You know you are a Perma Bear when :-
1) Many major world equity markets fall 30% to 60% and you still can’t buy.
2) Many major world equity markets – and their earnings – start rising after 30% to 60% falls and you keep calling the rise a rally in a bear market.
3) You can’t keep a consistent list of bearish/bullish factors throughout a full business cycle and, instead, continually jump to the most recent bearish number/argument as soon as a recently used number/argument turns bullish.
4) The great majority of rising chart patterns appear to always be either rallies in a bear market or an imminent major top.
5) A buying point is always somewhere in the future and never now.
6) The amount of time you spend being bearish/concerned about stocks is completely disproportionate to the amount of time the stock market and earnings have actually been in decline over the last 100 years.
7) You really think that Precious Metals are, over any rolling 10 year period, a reasonable alternative to the total return of a major broad stock market index.
8) You have, personally, never found a good time to buy real shares in a real company during the last 10, 20, 30 or 40 years.
If you did, you became very concerned not long after, and sold.
9) You are fully accepting that all of the financially successful people you’ve ever met, plus the annual Rich Lists of the last 60 years, are chock full of people who are Perma Bulls on Stocks, Real Estate and enterprises they started.
Indeed, you know of no one who ever created long term wealth by being an equity/real estate Perma Bear or hoarder of precious metals – and none of this bothers you in the slightest.
10) The only Perma Bears you know who’ve done well are those that own Perma Bear/Precious Metals publications/advisories/brokerages – and you haven’t worked out that all their wealth comes from their enterprises; and not from being Perma Bears/precious metals hoarders.
11) Lastly, as a long time Perma Bear on equities or real estate or the economy, your personal wealth after many years is well below that of your contemporaries. However, undaunted, you continue to believe that just around the corner is a financial accident which will make sense of years of personal wealth under performance as a Perma Bear.
B: I generally agree with you. It’s not the straight-forward concept of ETFs that I’m asking about.
However, ‘literally’ is a very big word. Are you quite sure that you meant ‘literally?’
Always amusing to see Steve Roach trotted out as a major bear. Since joining Morgan Stanley in 1982, it would be hard to believe he has accumulated any less than 500,000 to 1 million shares in MS.
Looking at the latest MS filings on compensation, we can guess from other senior MS executive compensation (he isn’t personally named in the filings) that he’d be making at least USD 1 to 3 million a year – half of which is in stock/stock equivalents.
Basically Mr.
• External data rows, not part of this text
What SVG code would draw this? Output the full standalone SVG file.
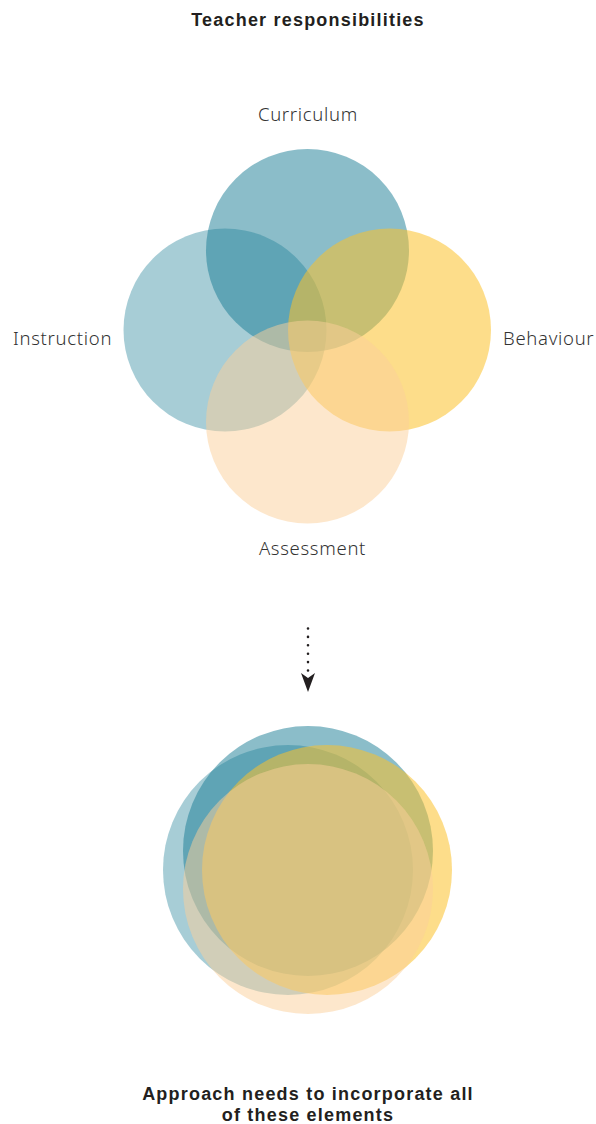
<svg xmlns="http://www.w3.org/2000/svg" width="596" height="1124" viewBox="0 0 596 1124">
  <style>
    .title { font-family: "Liberation Sans", Arial, sans-serif; font-weight: 700; font-size: 18px; letter-spacing: 1.2px; fill: #231f20; text-anchor: middle; }
    .label { font-family: "Noto Sans", "Liberation Sans", sans-serif; font-weight: 300; font-size: 18.5px; letter-spacing: 0.7px; fill: #333333; }
    .teal-a { fill: #177b93; opacity: 0.38; }
    .teal-b { fill: #177b93; opacity: 0.5; }
    .yellow { fill: #fbc12a; opacity: 0.55; }
    .peach { fill: #fbcf99; opacity: 0.5; }
  </style>
  <defs>
    <marker id="arrow" viewBox="0 0 19 14" refX="0" refY="7" markerWidth="19" markerHeight="14" markerUnits="userSpaceOnUse" orient="auto">
      <path d="M0,0 L5,7 L0,14 L19,7 Z" fill="#231f20"/>
    </marker>
  </defs>

  <text class="title" x="308" y="26">Teacher responsibilities</text>

  <g id="instruction">
    <circle class="teal-a" cx="225" cy="330" r="101.5"/>
    <text class="label" x="13" y="345">Instruction</text>
  </g>
  <g id="curriculum">
    <circle class="teal-b" cx="307.5" cy="250.5" r="101.5"/>
    <text class="label" x="308" y="121" text-anchor="middle">Curriculum</text>
  </g>
  <g id="behaviour">
    <circle class="yellow" cx="389.5" cy="330" r="101.5"/>
    <text class="label" x="503" y="345">Behaviour</text>
  </g>
  <g id="assessment">
    <circle class="peach" cx="307.5" cy="422" r="101.5"/>
    <text class="label" x="312.5" y="555" text-anchor="middle">Assessment</text>
  </g>

  <g id="connectors">
    <line x1="308" y1="628.5" x2="308" y2="673" stroke="#231f20" stroke-width="2.6" stroke-linecap="round" stroke-dasharray="0 8.4" marker-end="url(#arrow)"/>
  </g>

  <g id="combined">
    <circle class="teal-a" cx="288" cy="870" r="125"/>
    <circle class="teal-b" cx="308" cy="851" r="125"/>
    <circle class="yellow" cx="327" cy="870" r="125"/>
    <circle class="peach" cx="308" cy="889" r="125"/>
  </g>

  <g id="caption">
    <text class="title" x="308" y="1100">Approach needs to incorporate all</text>
    <text class="title" x="308" y="1121">of these elements</text>
  </g>
</svg>
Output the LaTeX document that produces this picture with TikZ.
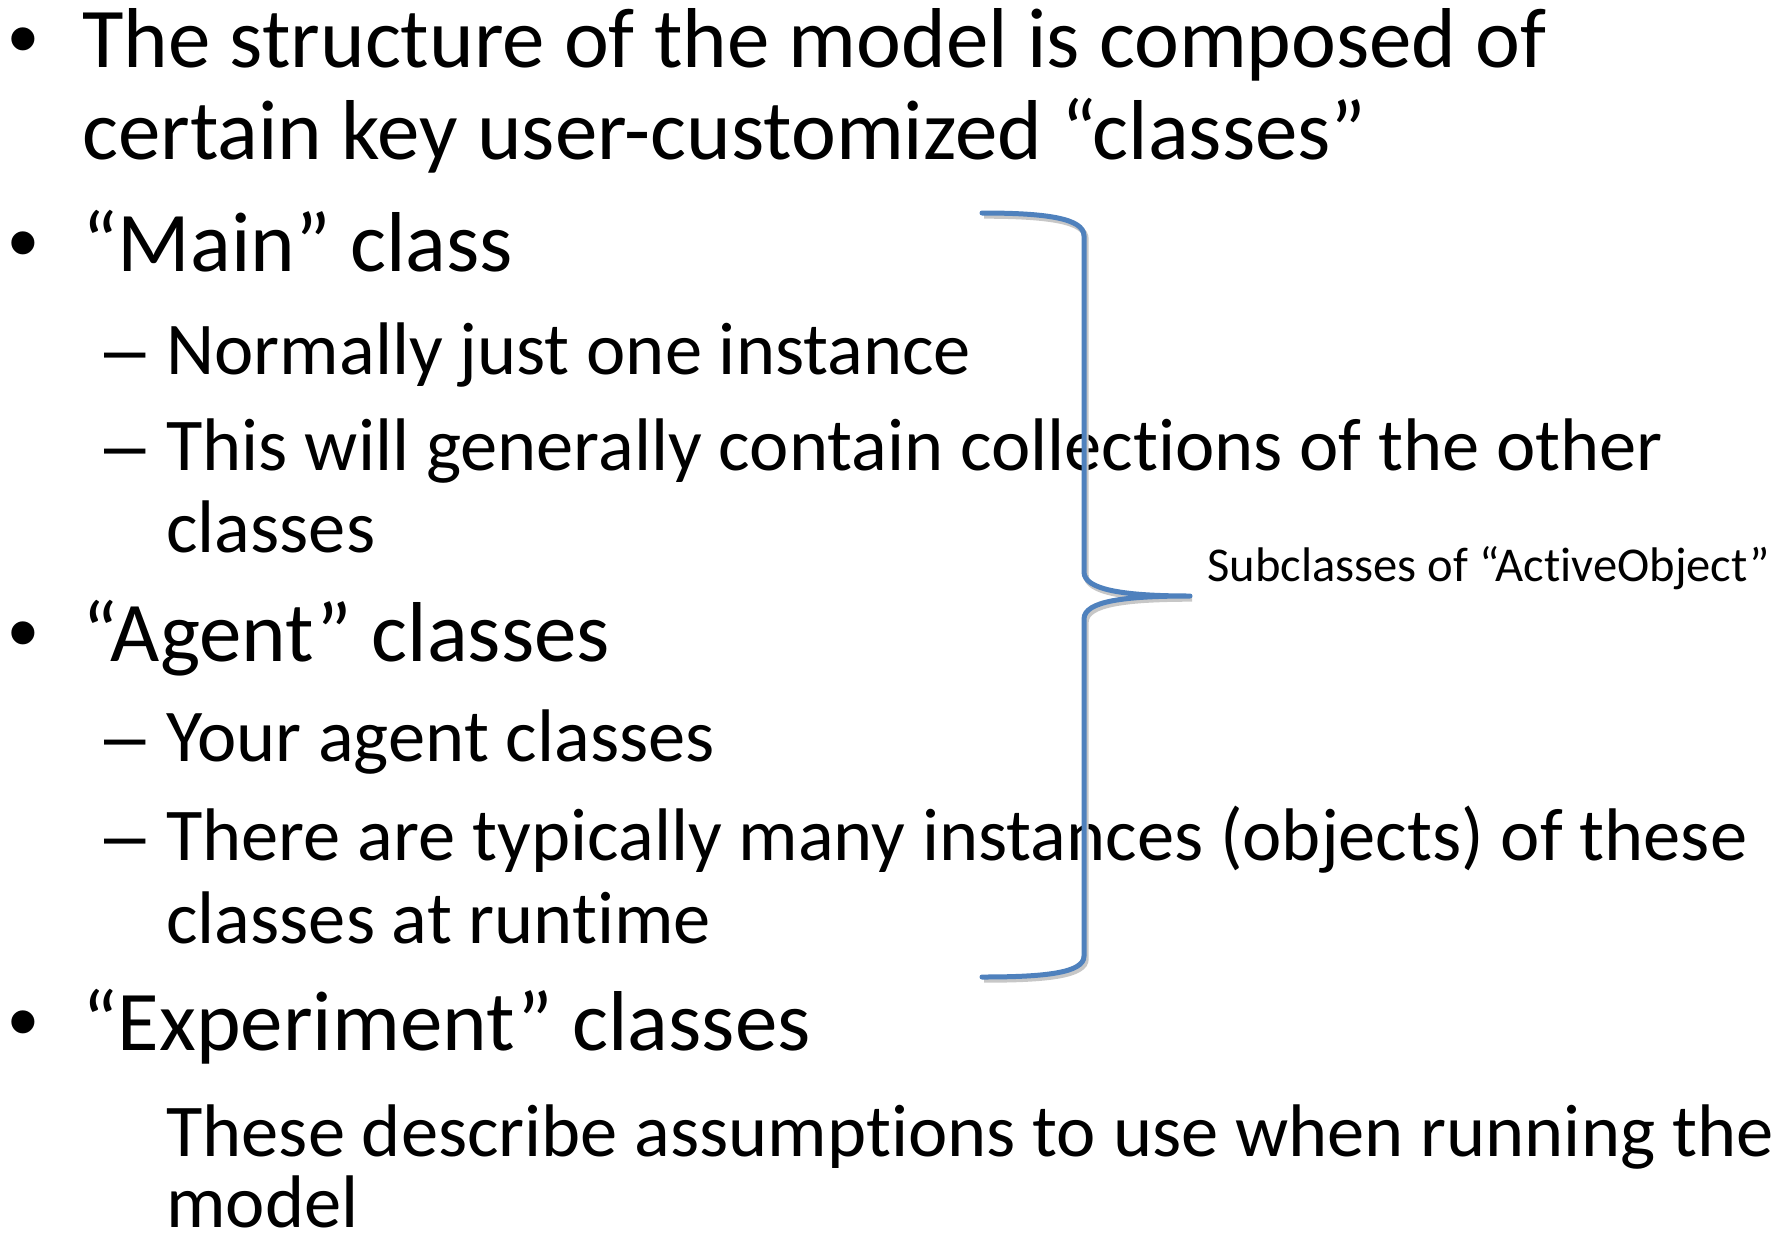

Roach will probably have become extremely wealthy on the back of substantial holdings in the most recession/bear market sensitive industry in the S&P.
Interestingly, his accumulated wealth comes from being paid large amounts of money to scare the pants off his audience – at least in recent times.
I’m all for it – Wes Craven did very well out of scaring people and, when you think about it for a moment, it is delicious irony that the Perma Bears who love Steve Roach’s musings have contributed greatly to his substantial stock market derived wealth.
The Perma Bears need a hero who’s actually made a lot of money from being a Perma Bear, rather than talking about it or selling it to someone else.
I’m sure he/she is out there. Any candidates?
even the turtle has to stick her neck out in order to cross the road.do not forget brother Tice in the super bears.all these people should remember that nothing ventured nothing gained.what are these people going to do sit on their dollars and watch them progress into oblivion. let’s reason a little folks.